Popular on-chain analyst Willy Woo asserts that institutional and professional investors’ demand for Bitcoin futures is soaring, indicating a possible price pressure for the leading cryptocurrency.
Willy Woo, a well-known on-chain analyst with over 1 million Twitter followers and a paid newsletter on Substack, says that the demand for Bitcoin futures, especially from institutional and professional investors, is one of the major factors influencing the price action of Bitcoin (BTC).
He shared his insights in a tweet on July 3, saying that “even now, demand keeps surging, suggesting we are in the early stages of another price squeeze.” He also shared a chart showing the increasing demand for Bitcoin futures in June and July.
Role and Impact of Bitcoin Futures
Bitcoin futures are contracts that allow traders to buy or sell Bitcoin at a predetermined price and date in the future. They are useful in hedging against price fluctuations, speculating on future movements, or gaining exposure to Bitcoin without owning or storing it.
Bitcoin futures also reflect the sentiment and demand of institutional and professional investors, who typically prefer regulated and liquid platforms to trade Bitcoin derivatives.
Therefore, the growth and activity of Bitcoin futures markets can significantly impact Bitcoin’s spot price. For example, when there is high demand for Bitcoin futures, it can create a positive feedback loop that drives up the spot price of Bitcoin.
This is because traders who buy Bitcoin futures contracts need to hedge their positions by buying actual Bitcoin in the spot market, thereby increasing buying pressure.
Conversely, low demand or negative sentiment for Bitcoin futures can create downward pressure on the spot price of Bitcoin.

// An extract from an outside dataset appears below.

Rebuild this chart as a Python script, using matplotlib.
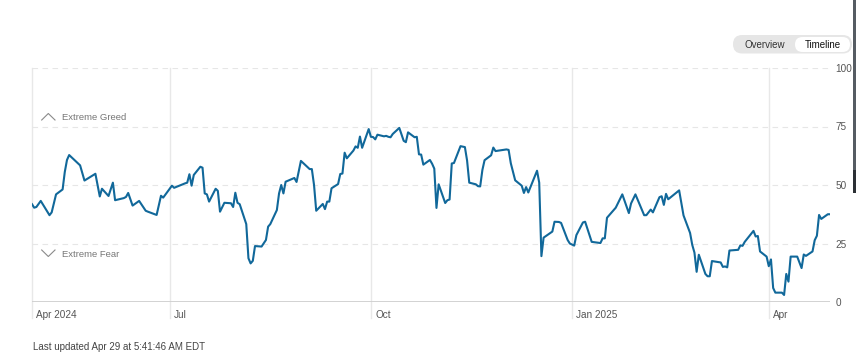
import pandas as pd
import numpy as np
import matplotlib
matplotlib.use('Agg')
import matplotlib.pyplot as plt
import matplotlib.dates as mdates
from matplotlib.patches import FancyBboxPatch, Rectangle
from matplotlib.lines import Line2D
import matplotlib.transforms as mtransforms

plt.rcParams['font.family'] = ['Liberation Sans', 'DejaVu Sans']

# fear & greed index
dates = ['2024-04-29', '2024-04-30', '2024-05-01', '2024-05-03', '2024-05-07', '2024-05-08', '2024-05-10',
         '2024-05-13', '2024-05-14', '2024-05-15', '2024-05-16', '2024-05-21', '2024-05-23', '2024-05-28',
         '2024-05-30', '2024-05-31', '2024-06-03', '2024-06-05', '2024-06-06', '2024-06-10', '2024-06-11',
         '2024-06-12', '2024-06-14', '2024-06-17', '2024-06-20', '2024-06-21', '2024-06-25', '2024-06-27',
         '2024-06-28', '2024-07-02', '2024-07-03', '2024-07-08', '2024-07-09', '2024-07-10', '2024-07-11',
         '2024-07-12', '2024-07-15', '2024-07-16', '2024-07-17', '2024-07-18', '2024-07-19', '2024-07-22',
         '2024-07-23', '2024-07-24', '2024-07-26', '2024-07-29', '2024-07-30', '2024-07-31', '2024-08-01',
         '2024-08-02', '2024-08-05', '2024-08-06', '2024-08-07', '2024-08-08', '2024-08-09', '2024-08-12',
         '2024-08-14', '2024-08-15', '2024-08-16', '2024-08-19', '2024-08-20', '2024-08-21', '2024-08-22',
         '2024-08-23', '2024-08-27', '2024-08-28', '2024-08-30', '2024-09-03', '2024-09-04', '2024-09-05',
         '2024-09-06', '2024-09-09', '2024-09-10', '2024-09-11', '2024-09-12', '2024-09-13', '2024-09-16',
         '2024-09-17', '2024-09-18', '2024-09-19', '2024-09-20', '2024-09-23', '2024-09-24', '2024-09-25',
         '2024-09-26', '2024-09-27', '2024-09-30', '2024-10-01', '2024-10-02', '2024-10-03', '2024-10-04',
         '2024-10-07', '2024-10-08', '2024-10-09', '2024-10-10', '2024-10-11', '2024-10-14', '2024-10-16',
         '2024-10-17', '2024-10-18', '2024-10-21', '2024-10-22', '2024-10-23', '2024-10-24', '2024-10-25',
         '2024-10-28', '2024-10-29', '2024-10-30', '2024-10-31', '2024-11-01', '2024-11-04', '2024-11-05',
         '2024-11-06', '2024-11-07', '2024-11-08', '2024-11-11', '2024-11-13', '2024-11-14', '2024-11-15',
         '2024-11-18', '2024-11-19', '2024-11-20', '2024-11-21', '2024-11-22', '2024-11-25', '2024-11-26',
         '2024-11-27', '2024-12-02', '2024-12-03', '2024-12-04', '2024-12-06', '2024-12-09', '2024-12-10',
         '2024-12-11', '2024-12-12', '2024-12-16', '2024-12-17', '2024-12-18', '2024-12-19', '2024-12-23',
         '2024-12-24', '2024-12-26', '2024-12-27', '2024-12-30', '2024-12-31', '2025-01-02', '2025-01-03',
         '2025-01-06', '2025-01-07', '2025-01-10', '2025-01-14', '2025-01-15', '2025-01-16', '2025-01-17',
         '2025-01-21', '2025-01-24', '2025-01-27', '2025-01-28', '2025-01-30', '2025-02-03', '2025-02-04',
         '2025-02-06', '2025-02-07', '2025-02-10', '2025-02-11', '2025-02-12', '2025-02-13', '2025-02-14',
         '2025-02-19', '2025-02-21', '2025-02-24', '2025-02-25', '2025-02-26', '2025-02-27', '2025-02-28',
         '2025-03-03', '2025-03-04', '2025-03-05', '2025-03-06', '2025-03-10', '2025-03-11', '2025-03-12',
         '2025-03-13', '2025-03-14', '2025-03-17', '2025-03-18', '2025-03-19', '2025-03-20', '2025-03-21',
         '2025-03-25', '2025-03-26', '2025-03-27', '2025-03-28', '2025-03-31', '2025-04-01', '2025-04-02',
         '2025-04-03', '2025-04-04', '2025-04-07', '2025-04-08', '2025-04-09', '2025-04-10', '2025-04-11',
         '2025-04-14', '2025-04-16', '2025-04-17', '2025-04-18', '2025-04-21', '2025-04-22', '2025-04-23',
         '2025-04-24', '2025-04-25', '2025-04-28', '2025-04-29']
index_values = [41.8, 40.3, 40.6, 43.2, 37.1, 38.3, 46.0,
                48.1, 55.6, 60.7, 62.8, 58.4, 51.9, 54.8,
                45.1, 48.4, 45.3, 51.0, 43.5, 44.4, 44.9,
                46.6, 41.2, 43.2, 39.0, 38.6, 37.2, 45.4,
                44.6, 49.7, 48.8, 50.7, 51.0, 54.6, 49.7,
                54.3, 57.8, 57.4, 46.4, 46.0, 42.9, 48.4,
                47.5, 38.6, 42.4, 42.2, 40.6, 46.7, 42.4,
                41.8, 33.3, 18.7, 16.5, 17.6, 23.9, 23.7,
                26.5, 32.2, 33.3, 39.3, 46.4, 50.0, 46.4,
                51.4, 53.0, 51.3, 60.3, 56.8, 56.8, 50.0,
                39.0, 41.9, 39.7, 42.9, 42.9, 48.6, 50.4,
                54.7, 54.9, 63.8, 61.4, 64.7, 66.5, 65.9,
                70.7, 65.9, 73.9, 70.6, 70.5, 69.5, 71.5,
                70.8, 71.0, 70.6, 70.4, 71.8, 74.4, 68.9,
                68.3, 72.5, 70.4, 70.6, 63.1, 63.0, 58.7,
                60.7, 59.1, 57.0, 40.2, 50.3, 42.3, 43.5,
                43.8, 59.2, 59.4, 66.6, 66.2, 60.5, 51.0,
                50.3, 49.5, 49.4, 56.4, 60.6, 62.7, 66.0,
                64.5, 65.2, 65.0, 59.3, 52.0, 49.7, 46.6,
                49.1, 46.8, 56.1, 51.0, 19.6, 27.5, 30.1,
                34.3, 34.2, 33.8, 26.5, 25.0, 24.1, 28.6,
                34.0, 34.3, 25.7, 25.2, 27.2, 27.2, 36.0,
                40.3, 46.0, 38.0, 42.1, 46.0, 37.1, 37.1,
                39.5, 38.3, 44.8, 45.2, 41.5, 46.2, 43.9,
                47.7, 37.0, 29.5, 24.4, 21.1, 12.9, 20.2,
                12.0, 11.0, 11.0, 17.5, 16.9, 15.0, 15.2,
                14.8, 22.0, 22.2, 22.3, 24.2, 24.0, 25.7,
                30.4, 28.0, 28.2, 21.6, 19.4, 15.3, 18.2,
                6.0, 4.0, 4.0, 3.0, 12.0, 8.7, 19.4,
                19.4, 14.5, 20.3, 19.7, 21.6, 26.4, 28.3,
                37.2, 35.5, 37.5, 37.5]

month_ticks = ['2024-04-29', '2024-07-01', '2024-10-01', '2025-01-01', '2025-04-01']
month_labels = ['Apr 2024', 'Jul', 'Oct', 'Jan 2025', 'Apr']
y_ticks = [0, 25, 50, 75, 100]

df = pd.DataFrame({'date': pd.to_datetime(dates), 'value': index_values})
tick_nums = mdates.date2num(pd.to_datetime(month_ticks).to_pydatetime())

W, H = 856, 362
fig = plt.figure(figsize=(W / 100, H / 100), dpi=100)
ax = fig.add_axes([32 / W, 1 - 302 / H, (830 - 32) / W, (302 - 68) / H])
ax.set_xlim(mdates.date2num(pd.Timestamp('2024-04-29')), mdates.date2num(pd.Timestamp('2025-04-29')))
ax.set_ylim(0, 100)

for s in ax.spines.values():
    s.set_visible(False)

# horizontal grid
for v in y_ticks[1:]:
    ax.axhline(v, color='#e6e6e6', lw=0.8, ls=(0, (5, 4)), zorder=1)
ax.axhline(0, color='#cfcfcf', lw=1.3, zorder=1)

# vertical month lines, running past the baseline
trans = mtransforms.blended_transform_factory(ax.transData, ax.transAxes)
for d, lab in zip(tick_nums, month_labels):
    ax.plot([d, d], [1, -0.07], transform=trans, color='#e8e8e8', lw=1.0,
            clip_on=False, zorder=0)
    ax.annotate(lab, xy=(d, -0.057), xycoords=trans, xytext=(3, 0),
                textcoords='offset points', ha='left', va='center',
                fontsize=7.2, color='#555555', annotation_clip=False)

ax.plot(mdates.date2num(df['date'].dt.to_pydatetime()), df['value'], color='#11689a', lw=1.5, zorder=3,
        solid_joinstyle='round')

ax.set_xticks([])
ax.yaxis.tick_right()
ax.set_yticks(y_ticks)
ax.set_yticklabels([str(v) for v in y_ticks])
ax.tick_params(axis='y', length=0, pad=4, labelsize=7.2, labelcolor='#555555')

lab_trans = mtransforms.blended_transform_factory(ax.transAxes, ax.transData)
ax.text(0.0376, 79, 'Extreme Greed', transform=lab_trans,
        fontsize=6.8, color='#777777', va='center', ha='left')
ax.text(0.0376, 20.3, 'Extreme Fear', transform=lab_trans,
        fontsize=6.8, color='#777777', va='center', ha='left')

# overlay in pixel space for chevrons, toggle and footer
ov = fig.add_axes([0, 0, 1, 1], facecolor='none')
ov.set_xlim(0, W)
ov.set_ylim(H, 0)
ov.axis('off')

ov.add_line(Line2D([41.7, 48.3, 55], [120, 113.5, 120], color='#8a8a8a', lw=0.8))
ov.add_line(Line2D([41.7, 48.3, 55], [250, 256.5, 250], color='#8a8a8a', lw=0.8))

ov.add_patch(FancyBboxPatch((733, 35), 119, 18.5, boxstyle='round,pad=0,rounding_size=9.2',
                            fc='#e6e6e6', ec='none'))
ov.add_patch(FancyBboxPatch((795, 37), 55, 15, boxstyle='round,pad=0,rounding_size=7.5',
                            fc='white', ec='none'))
ov.text(765, 44.5, 'Overview', fontsize=7, color='#333333', ha='center', va='center')
ov.text(822.5, 44.5, 'Timeline', fontsize=7, color='#111111', ha='center', va='center')

# edge of the neighbouring panel in the screenshot
ov.add_patch(Rectangle((853.3, 0), 2.7, 170, fc='#565c63', ec='none'))
ov.add_patch(Rectangle((853.3, 170), 2.7, 23, fc='#2c3035', ec='none'))

ov.text(33, 347, 'Last updated Apr 29 at 5:41:46 AM EDT', fontsize=7, color='#444444',
        ha='left', va='center')

fig.savefig('out.png', dpi=100)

Demand Indicators for Bitcoin Futures
One way to measure the demand for Bitcoin futures is to look at the volume and open interest of these contracts on various exchanges. Volume refers to the number of contracts traded in a given period.
In contrast, open interest refers to the number of contracts still open or unsettled at the end of the period. Higher volume and open interest indicate higher trading activity and interest in Bitcoin futures.
Another way to measure the demand for Bitcoin futures is to look at the premium or discount of these contracts over the spot price of Bitcoin. Premium indicates that the futures price is higher than the spot price, while discount means that the futures price is lower than the spot price.
A positive premium indicates that traders are willing to pay more for future delivery of Bitcoin than for immediate delivery, implying bullish expectations.
A negative discount indicates that traders are willing to pay less for future delivery of Bitcoin than for immediate delivery, implying bearish expectations.
Trends and Patterns of Bitcoin futures demand
According to data from various sources, such as Barchart and CME Group, Bitcoin futures’ volume and open interest on major exchanges have increased significantly in June and July.
On July 4, the volume of Bitcoin futures on CME was 2,201, while the open interest was 7,265. On June 1, the volume was 1,116 contracts, while the open interest was 5,178.
Similarly, according to data from CoinDesk, the premium of Bitcoin futures over spot prices on various exchanges turned positive in July after being negative or flat for most of June.
For instance, on July 4, the premium of Bitcoin futures on CME was $155 (0.5%), while on June 1, it was -$25 (-0.08%).
Potential Price Squeeze from Bitcoin futures demand
These data suggest that institutional and professional investors are increasing their demand for Bitcoin futures in anticipation of a price increase in the future.
This could signal a possible price squeeze for Bitcoin, as more buying pressure in the futures market could translate into more buying pressure in the spot market.
However, other factors, such as regulatory developments, macroeconomic events, technical indicators, and unexpected news, could also influence the direction of Bitcoin’s price in the near future.
Therefore, traders should exercise caution and do their own research before entering any positions.